A grande esperança dos movimentos de educação com o Governo Lula era a retirada do veto, aprovando 7% do PIB para educação. Segundo Moacir Gadotti, a não retirada do veto por parte de Lula “é uma das reclamações que fazemos, mas ele fez intermediações e pôs um prazo para aumentar. Além disso, triplicou o orçamento do MEC, isso é uma vantagem.” Augusto Chagas, 28 anos, presidente da União Nacional dos Estudantes (UNE) e estudante de Sistemas de Informação na Universidade de São Paulo (USP), compartilha a opinião de Gadotti: “Temos uma marca muito expressiva que é o aumento real de financiamento da educação nesse período. Em 2002, o orçamento do MEC era de R$20 bilhões, hoje é de R$ 70 bilhões”.



Os setores mais críticos ao Governo Lula apontam que o maior financiamento na educação se deve ao ciclo expansivo da economia brasileira, que ocorreu entre 2005 e 2008. “Não foi um aumento em termos relativos, mas sim em termos absolutos em relação aos gastos da união, que permaneceram os mesmos 4% do governo FHC”, destaca Leher. Para Camila Lisboa, 26 anos, estudante de Ciências Sociais da Universidade Estadual de Campinas (Unicamp) e membro da Comissão Executiva Nacional da Assembleia Nacional dos Estudantes – Livre (Anel), o investimento destinado para a educação não é suficiente, já que “o governo gastou 36% do orçamento de 2009 com os títulos da dívida pública. Ao longo dos 8 anos do governo Lula os lucros dos empresários e banqueiros aumentaram 400%”. Também integrante da Comissão Executiva Nacional da Anel, a estudante de Serviço Social de 23 anos Clara Saraiva aponta que o investimento educacional de Lula sofre mudanças de acordo com a situação econômica. “No auge da crise econômica, em 2009, o governo também cortou mais de R$1 bilhão para a educação”, completa.



Um país analfabeto

De acordo com o Instituto Brasileiro de Geografia e Estatística (IBGE), em 2009, a taxa de analfabetismo das pessoas de 15 anos ou mais é de 9,8% da população, correspondendo a cerca de 19 milhões de analfabetos. Comparado a alguns de nossos vizinhos latino-americanos, estamos bastante atrasados: segundo levantamento de 2007, feito pela Campanha Latino-Americana pelo Direito à Educação (Clade), em Cuba a porcentagem é 0,2%, no Uruguai é 1,9% e na Argentina, 2,8. Não à toa, a professora da Faculdade de Educação da USP e pesquisadora na área de política educacional Lisete Arelaro destaca a educação de jovens e adultos, particularmente no que tange a alfabetização, como “uma das grandes decepções em relação ao governo Lula. É uma dívida social e que se esperava que pudesse ter sido enfrentada em outro patamar de qualidade”.

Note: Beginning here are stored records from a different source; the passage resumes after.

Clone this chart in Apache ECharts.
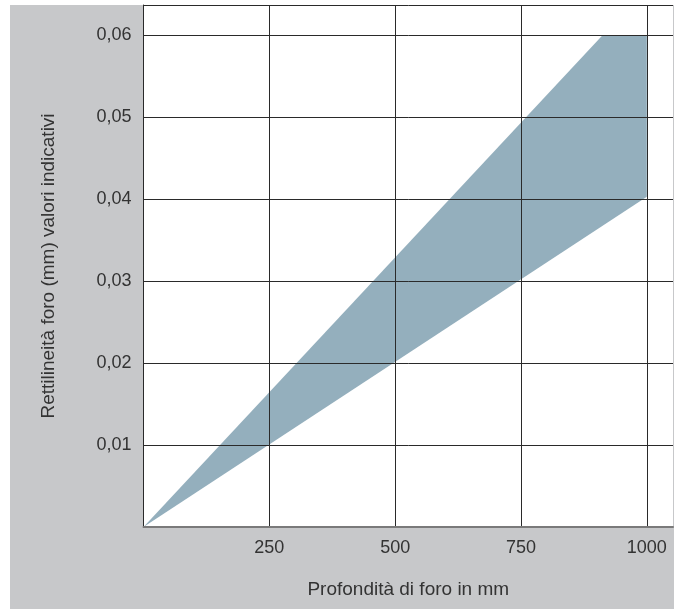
<!DOCTYPE html>
<html>
<head>
<meta charset="utf-8">
<script src="https://cdn.jsdelivr.net/npm/echarts@6/dist/echarts.min.js"></script>
<style>html,body{margin:0;padding:0;background:#fff}#c{width:681px;height:609px}</style>
</head>
<body>
<div id="c"></div>
<script>
// Data
var upperX = [0, 912, 1000];
var upperY = [0, 0.06, 0.06];
var lowerX = [0, 1000];
var lowerY = [0, 0.0403];
var xTicks = [250, 500, 750, 1000];
var yTicks = [0.01, 0.02, 0.03, 0.04, 0.05, 0.06];
var xTitle = 'Profondità di foro in mm';
var yTitle = 'Rettilineità foro (mm) valori indicativi';

var chart = echarts.init(document.getElementById('c'), null, {renderer: 'canvas'});
var font = 'Liberation Sans, Arial, Helvetica, sans-serif';

function near(v, list) {
  for (var i = 0; i < list.length; i++) if (Math.abs(v - list[i]) < 1e-9) return true;
  return false;
}

var polyData = [];
for (var i = 0; i < upperX.length; i++) polyData.push([upperX[i], upperY[i]]);
for (var j = lowerX.length - 1; j >= 0; j--) polyData.push([lowerX[j], lowerY[j]]);

chart.setOption({
  animation: false,
  backgroundColor: '#ffffff',
  graphic: [{
    type: 'rect', z: -100,
    shape: {x: 10, y: 5, width: 664, height: 604},
    style: {fill: '#c7c8ca'}
  }],
  grid: {
    left: 143.5, right: 8, top: 5, bottom: 82,
    show: true, backgroundColor: '#ffffff', borderWidth: 0
  },
  xAxis: {
    type: 'value', min: 0, max: 1052, interval: 250, z: 5,
    name: xTitle, nameLocation: 'middle', nameGap: 53,
    nameTextStyle: {fontFamily: font, fontSize: 19, color: '#333'},
    axisLine: {show: true, onZero: false, lineStyle: {color: '#7a7a7a', width: 2}},
    axisTick: {show: false},
    axisLabel: {
      margin: 12, fontFamily: font, fontSize: 18, color: '#333',
      formatter: function (v) { return near(v, xTicks) ? String(v) : ''; }
    },
    splitLine: {show: true, showMinLine: false, showMaxLine: false, lineStyle: {color: '#2a2a2a', width: 1}}
  },
  yAxis: {
    type: 'value', min: 0, max: 0.0637, interval: 0.01, z: 5,
    name: yTitle, nameLocation: 'middle', nameGap: 85, nameRotate: 90,
    nameTextStyle: {fontFamily: font, fontSize: 19, color: '#333'},
    axisLine: {show: true, onZero: false, lineStyle: {color: '#2a2a2a', width: 1}},
    axisTick: {show: false},
    axisLabel: {
      margin: 12, fontFamily: font, fontSize: 18, color: '#333',
      formatter: function (v) { return near(v, yTicks) ? v.toFixed(2).replace('.', ',') : ''; }
    },
    splitLine: {show: true, showMinLine: false, showMaxLine: true, lineStyle: {color: '#2a2a2a', width: 1}}
  },
  series: [{
    type: 'custom', z: 1,
    coordinateSystem: 'cartesian2d',
    data: [[0, 0]],
    renderItem: function (params, api) {
      var pts = polyData.map(function (p) { return api.coord(p); });
      return {type: 'polygon', shape: {points: pts}, style: {fill: '#94afbd'}};
    }
  }]
});
</script>
</body>
</html>
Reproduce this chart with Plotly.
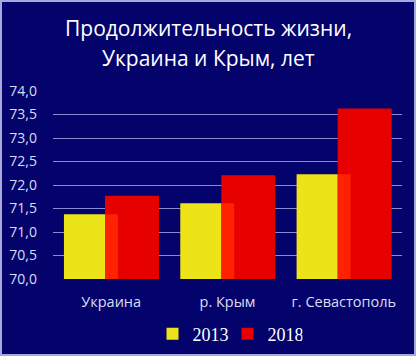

Para Moacir Gadotti, a alfabetização de jovens e adultos representou uma lacuna no governo Lula, “faltou um plano nacional de erradicação do analfabetismo. Aliás, hoje nós temos o mesmo número e analfabetos que tínhamos quando Paulo Freire foi exilado, em 1964.”. Gadotti conta que, no início do mandato petista, Cristovam Buarque foi nomeado Ministro da Educação e criou uma Secretaria Extraordinária de Erradicação do Analfabetismo. Ainda em 2003, foi inaugurado o Programa Brasil Alfabetizado (PBA), com a promessa de erradicar o analfabetismo em quatro anos. No mesmo ano, Buarque é substituído por Tarso Genro e a política de alfabetização é abandonada. “Tarso Genro extinguiu a secretaria e se focou mais na universidade. Em 2005, entra o Fernando Haddad, continuando a política do Genro”, conclui Gadotti.